#### [PROBLEM DESCRIPTION]
Print the lines of the data, starting with the first, up to and including the line where "const phMinorTicks = [1.45, 1.95, 2.45, 2.95, 3.45, 3.85];" appears.

#### [INFORMATION PROVIDED]
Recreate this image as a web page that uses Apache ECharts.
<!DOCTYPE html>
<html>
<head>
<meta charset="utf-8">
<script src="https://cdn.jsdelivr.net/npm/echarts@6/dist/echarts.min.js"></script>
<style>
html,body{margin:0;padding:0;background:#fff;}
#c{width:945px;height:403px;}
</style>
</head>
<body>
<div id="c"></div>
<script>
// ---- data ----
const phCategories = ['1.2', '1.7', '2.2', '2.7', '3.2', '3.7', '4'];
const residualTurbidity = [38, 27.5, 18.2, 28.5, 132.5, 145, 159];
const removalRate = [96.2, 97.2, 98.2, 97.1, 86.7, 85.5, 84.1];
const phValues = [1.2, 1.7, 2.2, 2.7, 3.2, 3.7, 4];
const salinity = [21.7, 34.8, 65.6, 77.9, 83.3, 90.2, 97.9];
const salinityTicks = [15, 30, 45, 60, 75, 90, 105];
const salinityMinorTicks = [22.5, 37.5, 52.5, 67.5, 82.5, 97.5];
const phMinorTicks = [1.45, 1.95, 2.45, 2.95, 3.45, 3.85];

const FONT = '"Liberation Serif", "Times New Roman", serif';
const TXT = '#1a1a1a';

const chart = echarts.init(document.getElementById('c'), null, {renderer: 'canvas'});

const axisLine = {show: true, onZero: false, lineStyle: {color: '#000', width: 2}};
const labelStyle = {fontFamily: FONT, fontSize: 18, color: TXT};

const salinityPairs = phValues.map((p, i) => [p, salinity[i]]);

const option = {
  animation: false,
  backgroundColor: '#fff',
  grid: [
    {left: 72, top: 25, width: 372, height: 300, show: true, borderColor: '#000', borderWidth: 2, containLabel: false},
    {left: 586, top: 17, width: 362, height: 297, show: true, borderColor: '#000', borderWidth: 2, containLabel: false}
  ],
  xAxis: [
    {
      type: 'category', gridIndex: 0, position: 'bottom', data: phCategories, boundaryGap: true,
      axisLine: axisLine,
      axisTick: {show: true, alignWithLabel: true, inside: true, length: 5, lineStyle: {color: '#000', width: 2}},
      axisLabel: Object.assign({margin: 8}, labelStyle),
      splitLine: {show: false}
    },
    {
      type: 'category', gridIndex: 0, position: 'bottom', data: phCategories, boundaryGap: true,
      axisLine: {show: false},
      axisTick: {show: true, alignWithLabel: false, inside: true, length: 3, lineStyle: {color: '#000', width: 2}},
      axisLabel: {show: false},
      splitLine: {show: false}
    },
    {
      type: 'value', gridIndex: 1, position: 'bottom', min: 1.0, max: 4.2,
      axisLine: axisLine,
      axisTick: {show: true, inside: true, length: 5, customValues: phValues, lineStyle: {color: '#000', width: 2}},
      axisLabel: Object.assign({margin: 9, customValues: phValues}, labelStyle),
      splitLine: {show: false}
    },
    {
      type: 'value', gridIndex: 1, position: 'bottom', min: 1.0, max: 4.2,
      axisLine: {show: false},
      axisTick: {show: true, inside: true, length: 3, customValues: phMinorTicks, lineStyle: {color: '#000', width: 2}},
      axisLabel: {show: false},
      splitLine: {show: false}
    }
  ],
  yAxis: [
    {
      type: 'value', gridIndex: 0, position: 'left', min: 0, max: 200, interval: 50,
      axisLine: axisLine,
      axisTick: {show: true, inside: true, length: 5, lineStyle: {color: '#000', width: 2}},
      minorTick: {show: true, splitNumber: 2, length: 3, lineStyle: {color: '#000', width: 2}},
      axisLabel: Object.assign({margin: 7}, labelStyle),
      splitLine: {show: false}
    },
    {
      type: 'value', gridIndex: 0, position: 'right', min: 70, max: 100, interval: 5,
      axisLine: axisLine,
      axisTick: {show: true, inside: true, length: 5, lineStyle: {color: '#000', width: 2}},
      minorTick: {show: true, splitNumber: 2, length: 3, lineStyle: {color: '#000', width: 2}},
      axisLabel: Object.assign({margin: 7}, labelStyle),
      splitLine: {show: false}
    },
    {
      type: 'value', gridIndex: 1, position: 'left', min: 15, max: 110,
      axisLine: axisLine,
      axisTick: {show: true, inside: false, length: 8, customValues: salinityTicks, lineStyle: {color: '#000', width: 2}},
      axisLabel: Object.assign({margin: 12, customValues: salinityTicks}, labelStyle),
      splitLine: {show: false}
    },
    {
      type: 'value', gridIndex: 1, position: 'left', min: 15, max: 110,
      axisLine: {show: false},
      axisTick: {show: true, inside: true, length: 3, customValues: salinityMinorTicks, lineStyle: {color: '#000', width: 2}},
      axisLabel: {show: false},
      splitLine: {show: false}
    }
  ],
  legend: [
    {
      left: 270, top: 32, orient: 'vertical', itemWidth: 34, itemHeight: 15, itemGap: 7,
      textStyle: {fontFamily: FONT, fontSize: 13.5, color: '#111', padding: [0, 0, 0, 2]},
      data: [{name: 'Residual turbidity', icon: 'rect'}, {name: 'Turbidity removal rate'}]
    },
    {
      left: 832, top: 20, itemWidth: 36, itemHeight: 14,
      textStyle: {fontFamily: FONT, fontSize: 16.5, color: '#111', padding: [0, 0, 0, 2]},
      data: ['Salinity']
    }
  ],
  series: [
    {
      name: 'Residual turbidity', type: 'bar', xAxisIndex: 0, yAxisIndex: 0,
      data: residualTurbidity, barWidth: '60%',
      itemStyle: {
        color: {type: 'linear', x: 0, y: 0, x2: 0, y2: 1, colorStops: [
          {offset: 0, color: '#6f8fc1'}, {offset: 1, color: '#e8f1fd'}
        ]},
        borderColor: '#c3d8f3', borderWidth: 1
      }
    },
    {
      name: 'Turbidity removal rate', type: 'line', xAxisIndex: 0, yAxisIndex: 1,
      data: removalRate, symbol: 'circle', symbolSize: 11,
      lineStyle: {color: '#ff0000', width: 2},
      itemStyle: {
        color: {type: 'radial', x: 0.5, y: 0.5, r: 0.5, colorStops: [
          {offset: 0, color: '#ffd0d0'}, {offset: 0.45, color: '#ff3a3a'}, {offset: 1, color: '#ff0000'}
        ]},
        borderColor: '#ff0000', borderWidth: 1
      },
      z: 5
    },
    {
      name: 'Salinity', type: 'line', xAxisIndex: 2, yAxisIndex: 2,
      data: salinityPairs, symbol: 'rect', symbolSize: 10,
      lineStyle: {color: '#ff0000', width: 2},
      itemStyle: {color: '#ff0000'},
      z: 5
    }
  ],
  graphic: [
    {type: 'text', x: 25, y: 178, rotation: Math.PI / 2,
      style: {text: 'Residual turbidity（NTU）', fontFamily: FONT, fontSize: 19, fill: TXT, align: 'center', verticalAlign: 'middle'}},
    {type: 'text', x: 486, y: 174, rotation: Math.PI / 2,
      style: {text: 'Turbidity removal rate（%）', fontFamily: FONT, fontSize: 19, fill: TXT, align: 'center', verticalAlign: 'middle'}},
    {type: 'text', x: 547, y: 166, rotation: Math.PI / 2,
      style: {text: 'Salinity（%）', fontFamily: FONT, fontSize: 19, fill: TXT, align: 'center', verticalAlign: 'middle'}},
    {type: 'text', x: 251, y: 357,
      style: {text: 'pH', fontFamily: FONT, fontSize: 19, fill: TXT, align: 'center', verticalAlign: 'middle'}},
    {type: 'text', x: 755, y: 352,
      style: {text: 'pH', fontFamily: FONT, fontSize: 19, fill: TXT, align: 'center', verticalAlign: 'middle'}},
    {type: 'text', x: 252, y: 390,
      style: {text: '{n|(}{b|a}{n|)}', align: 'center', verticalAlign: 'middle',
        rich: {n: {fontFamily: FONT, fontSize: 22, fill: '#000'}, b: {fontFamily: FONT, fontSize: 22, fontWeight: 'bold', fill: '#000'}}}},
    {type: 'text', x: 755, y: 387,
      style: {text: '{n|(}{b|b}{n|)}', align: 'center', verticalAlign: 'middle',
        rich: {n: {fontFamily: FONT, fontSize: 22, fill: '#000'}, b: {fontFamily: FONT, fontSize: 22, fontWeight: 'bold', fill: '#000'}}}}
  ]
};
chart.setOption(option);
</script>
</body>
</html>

#### [WRITTEN SOLUTION]
Recreate this image as a web page that uses Apache ECharts.
<!DOCTYPE html>
<html>
<head>
<meta charset="utf-8">
<script src="https://cdn.jsdelivr.net/npm/echarts@6/dist/echarts.min.js"></script>
<style>
html,body{margin:0;padding:0;background:#fff;}
#c{width:945px;height:403px;}
</style>
</head>
<body>
<div id="c"></div>
<script>
// ---- data ----
const phCategories = ['1.2', '1.7', '2.2', '2.7', '3.2', '3.7', '4'];
const residualTurbidity = [38, 27.5, 18.2, 28.5, 132.5, 145, 159];
const removalRate = [96.2, 97.2, 98.2, 97.1, 86.7, 85.5, 84.1];
const phValues = [1.2, 1.7, 2.2, 2.7, 3.2, 3.7, 4];
const salinity = [21.7, 34.8, 65.6, 77.9, 83.3, 90.2, 97.9];
const salinityTicks = [15, 30, 45, 60, 75, 90, 105];
const salinityMinorTicks = [22.5, 37.5, 52.5, 67.5, 82.5, 97.5];
const phMinorTicks = [1.45, 1.95, 2.45, 2.95, 3.45, 3.85];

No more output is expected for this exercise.